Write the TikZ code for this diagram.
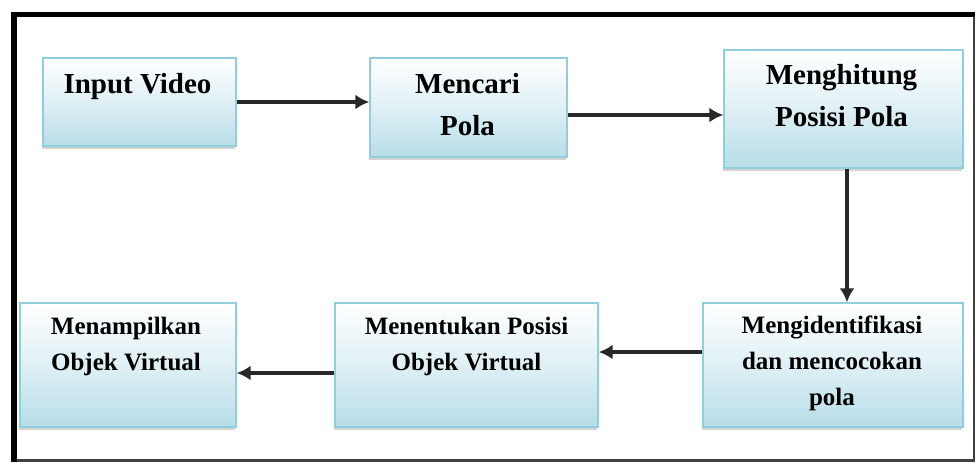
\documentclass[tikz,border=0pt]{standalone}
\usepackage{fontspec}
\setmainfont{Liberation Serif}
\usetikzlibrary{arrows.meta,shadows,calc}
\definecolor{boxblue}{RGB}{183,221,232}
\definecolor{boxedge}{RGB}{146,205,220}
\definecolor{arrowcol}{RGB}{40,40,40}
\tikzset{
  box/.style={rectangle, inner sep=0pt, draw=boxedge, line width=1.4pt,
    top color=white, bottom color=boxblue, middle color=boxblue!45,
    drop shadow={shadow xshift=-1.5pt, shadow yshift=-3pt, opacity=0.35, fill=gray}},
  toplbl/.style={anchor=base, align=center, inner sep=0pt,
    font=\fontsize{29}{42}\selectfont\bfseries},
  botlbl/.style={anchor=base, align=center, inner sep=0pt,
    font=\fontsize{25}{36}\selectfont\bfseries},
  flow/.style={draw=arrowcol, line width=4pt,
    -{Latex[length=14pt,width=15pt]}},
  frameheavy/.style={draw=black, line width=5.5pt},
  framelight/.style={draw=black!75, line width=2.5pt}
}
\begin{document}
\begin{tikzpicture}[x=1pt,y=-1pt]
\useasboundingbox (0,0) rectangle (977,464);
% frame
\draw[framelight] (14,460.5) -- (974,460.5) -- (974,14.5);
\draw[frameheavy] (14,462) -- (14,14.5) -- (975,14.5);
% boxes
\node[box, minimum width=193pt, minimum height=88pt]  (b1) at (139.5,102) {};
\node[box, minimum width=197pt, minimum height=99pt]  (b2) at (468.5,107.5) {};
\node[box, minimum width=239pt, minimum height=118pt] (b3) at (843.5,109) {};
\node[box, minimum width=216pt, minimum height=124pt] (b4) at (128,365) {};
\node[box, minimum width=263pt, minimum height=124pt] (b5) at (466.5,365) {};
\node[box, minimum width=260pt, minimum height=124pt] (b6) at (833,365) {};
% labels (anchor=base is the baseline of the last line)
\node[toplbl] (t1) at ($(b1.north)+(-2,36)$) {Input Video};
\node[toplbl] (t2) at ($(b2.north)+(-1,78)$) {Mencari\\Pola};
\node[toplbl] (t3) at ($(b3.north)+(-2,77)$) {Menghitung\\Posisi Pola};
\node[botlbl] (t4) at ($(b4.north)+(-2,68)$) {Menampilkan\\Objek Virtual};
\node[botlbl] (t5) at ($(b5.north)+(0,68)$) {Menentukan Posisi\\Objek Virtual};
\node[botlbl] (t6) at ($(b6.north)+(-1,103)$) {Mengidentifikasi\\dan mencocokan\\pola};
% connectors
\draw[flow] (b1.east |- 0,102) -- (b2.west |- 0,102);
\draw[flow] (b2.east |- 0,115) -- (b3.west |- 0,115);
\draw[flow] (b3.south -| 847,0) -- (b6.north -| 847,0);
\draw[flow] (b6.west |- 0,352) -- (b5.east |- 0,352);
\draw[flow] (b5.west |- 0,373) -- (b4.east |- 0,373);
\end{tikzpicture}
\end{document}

——

STATED EXERCISE>
Copy out the data above exactly, except the pictures.

TASK OUTPUT>
Write the TikZ code for this diagram.
\documentclass[tikz,border=0pt]{standalone}
\usepackage{fontspec}
\setmainfont{Liberation Serif}
\usetikzlibrary{arrows.meta,shadows,calc}
\definecolor{boxblue}{RGB}{183,221,232}
\definecolor{boxedge}{RGB}{146,205,220}
\definecolor{arrowcol}{RGB}{40,40,40}
\tikzset{
  box/.style={rectangle, inner sep=0pt, draw=boxedge, line width=1.4pt,
    top color=white, bottom color=boxblue, middle color=boxblue!45,
    drop shadow={shadow xshift=-1.5pt, shadow yshift=-3pt, opacity=0.35, fill=gray}},
  toplbl/.style={anchor=base, align=center, inner sep=0pt,
    font=\fontsize{29}{42}\selectfont\bfseries},
  botlbl/.style={anchor=base, align=center, inner sep=0pt,
    font=\fontsize{25}{36}\selectfont\bfseries},
  flow/.style={draw=arrowcol, line width=4pt,
    -{Latex[length=14pt,width=15pt]}},
  frameheavy/.style={draw=black, line width=5.5pt},
  framelight/.style={draw=black!75, line width=2.5pt}
}
\begin{document}
\begin{tikzpicture}[x=1pt,y=-1pt]
\useasboundingbox (0,0) rectangle (977,464);
% frame
\draw[framelight] (14,460.5) -- (974,460.5) -- (974,14.5);
\draw[frameheavy] (14,462) -- (14,14.5) -- (975,14.5);
% boxes
\node[box, minimum width=193pt, minimum height=88pt]  (b1) at (139.5,102) {};
\node[box, minimum width=197pt, minimum height=99pt]  (b2) at (468.5,107.5) {};
\node[box, minimum width=239pt, minimum height=118pt] (b3) at (843.5,109) {};
\node[box, minimum width=216pt, minimum height=124pt] (b4) at (128,365) {};
\node[box, minimum width=263pt, minimum height=124pt] (b5) at (466.5,365) {};
\node[box, minimum width=260pt, minimum height=124pt] (b6) at (833,365) {};
% labels (anchor=base is the baseline of the last line)
\node[toplbl] (t1) at ($(b1.north)+(-2,36)$) {Input Video};
\node[toplbl] (t2) at ($(b2.north)+(-1,78)$) {Mencari\\Pola};
\node[toplbl] (t3) at ($(b3.north)+(-2,77)$) {Menghitung\\Posisi Pola};
\node[botlbl] (t4) at ($(b4.north)+(-2,68)$) {Menampilkan\\Objek Virtual};
\node[botlbl] (t5) at ($(b5.north)+(0,68)$) {Menentukan Posisi\\Objek Virtual};
\node[botlbl] (t6) at ($(b6.north)+(-1,103)$) {Mengidentifikasi\\dan mencocokan\\pola};
% connectors
\draw[flow] (b1.east |- 0,102) -- (b2.west |- 0,102);
\draw[flow] (b2.east |- 0,115) -- (b3.west |- 0,115);
\draw[flow] (b3.south -| 847,0) -- (b6.north -| 847,0);
\draw[flow] (b6.west |- 0,352) -- (b5.east |- 0,352);
\draw[flow] (b5.west |- 0,373) -- (b4.east |- 0,373);
\end{tikzpicture}
\end{document}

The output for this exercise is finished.